(Task data)
(begin)
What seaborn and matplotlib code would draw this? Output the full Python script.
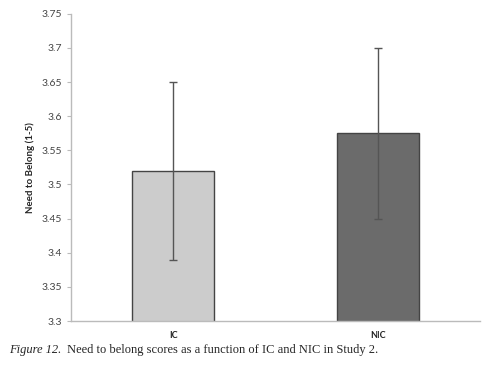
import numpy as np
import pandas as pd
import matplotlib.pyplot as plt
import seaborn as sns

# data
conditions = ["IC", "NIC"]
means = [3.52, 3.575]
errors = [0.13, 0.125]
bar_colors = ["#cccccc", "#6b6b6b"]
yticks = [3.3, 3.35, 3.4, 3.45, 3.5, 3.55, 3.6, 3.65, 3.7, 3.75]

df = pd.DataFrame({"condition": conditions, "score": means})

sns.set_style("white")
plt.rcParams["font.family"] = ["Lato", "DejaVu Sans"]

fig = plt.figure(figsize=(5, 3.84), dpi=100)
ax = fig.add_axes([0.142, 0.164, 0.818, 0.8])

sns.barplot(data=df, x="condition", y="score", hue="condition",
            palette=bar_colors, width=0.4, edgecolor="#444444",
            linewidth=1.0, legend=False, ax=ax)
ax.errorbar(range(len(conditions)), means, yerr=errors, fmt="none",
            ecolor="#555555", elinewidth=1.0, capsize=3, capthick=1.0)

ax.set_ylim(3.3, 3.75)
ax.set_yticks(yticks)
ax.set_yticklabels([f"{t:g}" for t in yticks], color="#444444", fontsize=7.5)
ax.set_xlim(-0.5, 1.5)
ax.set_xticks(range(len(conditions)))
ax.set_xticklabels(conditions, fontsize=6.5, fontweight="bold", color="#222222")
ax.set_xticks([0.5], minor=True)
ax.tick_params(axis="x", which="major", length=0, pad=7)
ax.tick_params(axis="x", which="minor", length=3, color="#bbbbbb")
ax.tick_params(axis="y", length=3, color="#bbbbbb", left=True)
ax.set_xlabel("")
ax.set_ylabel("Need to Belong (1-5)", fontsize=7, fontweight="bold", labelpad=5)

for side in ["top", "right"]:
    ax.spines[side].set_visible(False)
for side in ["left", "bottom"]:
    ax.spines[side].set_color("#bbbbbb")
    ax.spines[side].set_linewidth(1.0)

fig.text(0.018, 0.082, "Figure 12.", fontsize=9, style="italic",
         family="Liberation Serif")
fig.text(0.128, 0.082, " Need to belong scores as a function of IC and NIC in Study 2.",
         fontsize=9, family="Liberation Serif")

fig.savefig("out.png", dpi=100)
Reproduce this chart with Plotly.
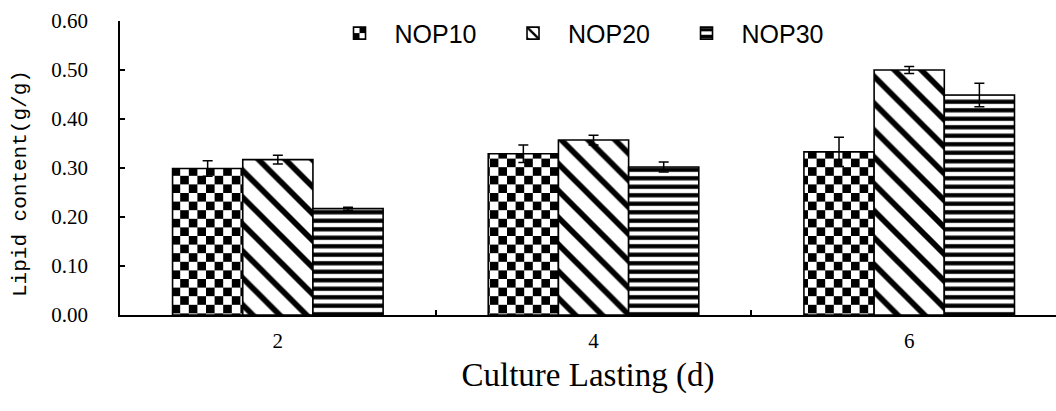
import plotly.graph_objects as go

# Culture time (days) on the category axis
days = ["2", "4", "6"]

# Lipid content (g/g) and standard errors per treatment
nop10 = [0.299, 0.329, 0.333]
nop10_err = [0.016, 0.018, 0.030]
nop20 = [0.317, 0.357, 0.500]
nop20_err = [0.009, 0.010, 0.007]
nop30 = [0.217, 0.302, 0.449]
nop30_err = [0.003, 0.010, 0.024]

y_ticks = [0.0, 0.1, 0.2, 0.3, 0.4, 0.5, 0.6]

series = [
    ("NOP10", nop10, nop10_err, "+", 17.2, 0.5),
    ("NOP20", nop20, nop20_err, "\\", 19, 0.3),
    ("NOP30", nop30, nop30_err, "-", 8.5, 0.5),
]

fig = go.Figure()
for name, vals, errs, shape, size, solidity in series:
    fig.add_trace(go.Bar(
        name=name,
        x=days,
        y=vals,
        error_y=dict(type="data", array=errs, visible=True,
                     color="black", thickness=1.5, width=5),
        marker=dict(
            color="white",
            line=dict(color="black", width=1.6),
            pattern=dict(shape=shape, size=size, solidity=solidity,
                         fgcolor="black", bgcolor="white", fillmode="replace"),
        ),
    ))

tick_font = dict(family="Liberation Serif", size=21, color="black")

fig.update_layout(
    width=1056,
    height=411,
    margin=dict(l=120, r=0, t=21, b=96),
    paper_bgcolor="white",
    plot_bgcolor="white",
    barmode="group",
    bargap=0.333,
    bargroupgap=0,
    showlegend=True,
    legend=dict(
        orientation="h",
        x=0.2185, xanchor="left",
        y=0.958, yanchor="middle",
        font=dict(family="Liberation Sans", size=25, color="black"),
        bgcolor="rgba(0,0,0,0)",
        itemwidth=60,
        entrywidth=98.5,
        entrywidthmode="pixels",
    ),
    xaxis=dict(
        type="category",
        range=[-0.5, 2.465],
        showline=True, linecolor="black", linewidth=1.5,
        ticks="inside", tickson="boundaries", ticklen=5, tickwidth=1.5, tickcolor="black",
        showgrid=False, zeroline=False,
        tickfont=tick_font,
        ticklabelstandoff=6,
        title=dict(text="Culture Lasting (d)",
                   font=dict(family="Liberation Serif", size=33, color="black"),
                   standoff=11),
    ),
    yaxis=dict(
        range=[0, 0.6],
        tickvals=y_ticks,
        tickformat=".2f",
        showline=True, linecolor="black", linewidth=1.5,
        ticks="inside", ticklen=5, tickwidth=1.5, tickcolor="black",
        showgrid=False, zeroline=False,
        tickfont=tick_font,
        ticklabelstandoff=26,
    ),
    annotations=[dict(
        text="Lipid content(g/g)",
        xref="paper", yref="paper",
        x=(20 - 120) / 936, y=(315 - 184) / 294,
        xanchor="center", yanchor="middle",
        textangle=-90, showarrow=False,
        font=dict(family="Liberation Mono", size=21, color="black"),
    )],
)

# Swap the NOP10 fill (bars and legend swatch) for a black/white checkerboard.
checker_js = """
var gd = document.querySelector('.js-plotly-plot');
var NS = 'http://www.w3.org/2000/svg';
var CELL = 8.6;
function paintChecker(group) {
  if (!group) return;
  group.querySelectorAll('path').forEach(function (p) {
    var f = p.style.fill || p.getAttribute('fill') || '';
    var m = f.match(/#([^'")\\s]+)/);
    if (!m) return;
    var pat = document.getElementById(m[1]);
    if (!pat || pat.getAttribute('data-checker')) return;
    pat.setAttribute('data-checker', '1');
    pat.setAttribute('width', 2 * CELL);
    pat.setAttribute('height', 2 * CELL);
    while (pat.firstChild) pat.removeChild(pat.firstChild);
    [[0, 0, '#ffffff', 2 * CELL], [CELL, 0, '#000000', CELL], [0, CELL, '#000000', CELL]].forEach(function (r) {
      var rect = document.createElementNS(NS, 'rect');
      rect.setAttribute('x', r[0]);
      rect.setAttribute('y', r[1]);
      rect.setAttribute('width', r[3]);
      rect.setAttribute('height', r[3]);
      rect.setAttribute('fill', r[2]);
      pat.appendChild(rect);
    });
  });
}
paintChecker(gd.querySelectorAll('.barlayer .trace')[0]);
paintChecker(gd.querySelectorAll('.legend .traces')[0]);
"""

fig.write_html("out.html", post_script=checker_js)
(end)
(Aim of the exercise) Write the entries above out in full, exactly, with no images.

(Complete output)
What seaborn and matplotlib code would draw this? Output the full Python script.
import numpy as np
import pandas as pd
import matplotlib.pyplot as plt
import seaborn as sns

# data
conditions = ["IC", "NIC"]
means = [3.52, 3.575]
errors = [0.13, 0.125]
bar_colors = ["#cccccc", "#6b6b6b"]
yticks = [3.3, 3.35, 3.4, 3.45, 3.5, 3.55, 3.6, 3.65, 3.7, 3.75]

df = pd.DataFrame({"condition": conditions, "score": means})

sns.set_style("white")
plt.rcParams["font.family"] = ["Lato", "DejaVu Sans"]

fig = plt.figure(figsize=(5, 3.84), dpi=100)
ax = fig.add_axes([0.142, 0.164, 0.818, 0.8])

sns.barplot(data=df, x="condition", y="score", hue="condition",
            palette=bar_colors, width=0.4, edgecolor="#444444",
            linewidth=1.0, legend=False, ax=ax)
ax.errorbar(range(len(conditions)), means, yerr=errors, fmt="none",
            ecolor="#555555", elinewidth=1.0, capsize=3, capthick=1.0)

ax.set_ylim(3.3, 3.75)
ax.set_yticks(yticks)
ax.set_yticklabels([f"{t:g}" for t in yticks], color="#444444", fontsize=7.5)
ax.set_xlim(-0.5, 1.5)
ax.set_xticks(range(len(conditions)))
ax.set_xticklabels(conditions, fontsize=6.5, fontweight="bold", color="#222222")
ax.set_xticks([0.5], minor=True)
ax.tick_params(axis="x", which="major", length=0, pad=7)
ax.tick_params(axis="x", which="minor", length=3, color="#bbbbbb")
ax.tick_params(axis="y", length=3, color="#bbbbbb", left=True)
ax.set_xlabel("")
ax.set_ylabel("Need to Belong (1-5)", fontsize=7, fontweight="bold", labelpad=5)

for side in ["top", "right"]:
    ax.spines[side].set_visible(False)
for side in ["left", "bottom"]:
    ax.spines[side].set_color("#bbbbbb")
    ax.spines[side].set_linewidth(1.0)

fig.text(0.018, 0.082, "Figure 12.", fontsize=9, style="italic",
         family="Liberation Serif")
fig.text(0.128, 0.082, " Need to belong scores as a function of IC and NIC in Study 2.",
         fontsize=9, family="Liberation Serif")

fig.savefig("out.png", dpi=100)
Reproduce this chart with Plotly.
import plotly.graph_objects as go

# Culture time (days) on the category axis
days = ["2", "4", "6"]

# Lipid content (g/g) and standard errors per treatment
nop10 = [0.299, 0.329, 0.333]
nop10_err = [0.016, 0.018, 0.030]
nop20 = [0.317, 0.357, 0.500]
nop20_err = [0.009, 0.010, 0.007]
nop30 = [0.217, 0.302, 0.449]
nop30_err = [0.003, 0.010, 0.024]

y_ticks = [0.0, 0.1, 0.2, 0.3, 0.4, 0.5, 0.6]

series = [
    ("NOP10", nop10, nop10_err, "+", 17.2, 0.5),
    ("NOP20", nop20, nop20_err, "\\", 19, 0.3),
    ("NOP30", nop30, nop30_err, "-", 8.5, 0.5),
]

fig = go.Figure()
for name, vals, errs, shape, size, solidity in series:
    fig.add_trace(go.Bar(
        name=name,
        x=days,
        y=vals,
        error_y=dict(type="data", array=errs, visible=True,
                     color="black", thickness=1.5, width=5),
        marker=dict(
            color="white",
            line=dict(color="black", width=1.6),
            pattern=dict(shape=shape, size=size, solidity=solidity,
                         fgcolor="black", bgcolor="white", fillmode="replace"),
        ),
    ))

tick_font = dict(family="Liberation Serif", size=21, color="black")

fig.update_layout(
    width=1056,
    height=411,
    margin=dict(l=120, r=0, t=21, b=96),
    paper_bgcolor="white",
    plot_bgcolor="white",
    barmode="group",
    bargap=0.333,
    bargroupgap=0,
    showlegend=True,
    legend=dict(
        orientation="h",
        x=0.2185, xanchor="left",
        y=0.958, yanchor="middle",
        font=dict(family="Liberation Sans", size=25, color="black"),
        bgcolor="rgba(0,0,0,0)",
        itemwidth=60,
        entrywidth=98.5,
        entrywidthmode="pixels",
    ),
    xaxis=dict(
        type="category",
        range=[-0.5, 2.465],
        showline=True, linecolor="black", linewidth=1.5,
        ticks="inside", tickson="boundaries", ticklen=5, tickwidth=1.5, tickcolor="black",
        showgrid=False, zeroline=False,
        tickfont=tick_font,
        ticklabelstandoff=6,
        title=dict(text="Culture Lasting (d)",
                   font=dict(family="Liberation Serif", size=33, color="black"),
                   standoff=11),
    ),
    yaxis=dict(
        range=[0, 0.6],
        tickvals=y_ticks,
        tickformat=".2f",
        showline=True, linecolor="black", linewidth=1.5,
        ticks="inside", ticklen=5, tickwidth=1.5, tickcolor="black",
        showgrid=False, zeroline=False,
        tickfont=tick_font,
        ticklabelstandoff=26,
    ),
    annotations=[dict(
        text="Lipid content(g/g)",
        xref="paper", yref="paper",
        x=(20 - 120) / 936, y=(315 - 184) / 294,
        xanchor="center", yanchor="middle",
        textangle=-90, showarrow=False,
        font=dict(family="Liberation Mono", size=21, color="black"),
    )],
)

# Swap the NOP10 fill (bars and legend swatch) for a black/white checkerboard.
checker_js = """
var gd = document.querySelector('.js-plotly-plot');
var NS = 'http://www.w3.org/2000/svg';
var CELL = 8.6;
function paintChecker(group) {
  if (!group) return;
  group.querySelectorAll('path').forEach(function (p) {
    var f = p.style.fill || p.getAttribute('fill') || '';
    var m = f.match(/#([^'")\\s]+)/);
    if (!m) return;
    var pat = document.getElementById(m[1]);
    if (!pat || pat.getAttribute('data-checker')) return;
    pat.setAttribute('data-checker', '1');
    pat.setAttribute('width', 2 * CELL);
    pat.setAttribute('height', 2 * CELL);
    while (pat.firstChild) pat.removeChild(pat.firstChild);
    [[0, 0, '#ffffff', 2 * CELL], [CELL, 0, '#000000', CELL], [0, CELL, '#000000', CELL]].forEach(function (r) {
      var rect = document.createElementNS(NS, 'rect');
      rect.setAttribute('x', r[0]);
      rect.setAttribute('y', r[1]);
      rect.setAttribute('width', r[3]);
      rect.setAttribute('height', r[3]);
      rect.setAttribute('fill', r[2]);
      pat.appendChild(rect);
    });
  });
}
paintChecker(gd.querySelectorAll('.barlayer .trace')[0]);
paintChecker(gd.querySelectorAll('.legend .traces')[0]);
"""

fig.write_html("out.html", post_script=checker_js)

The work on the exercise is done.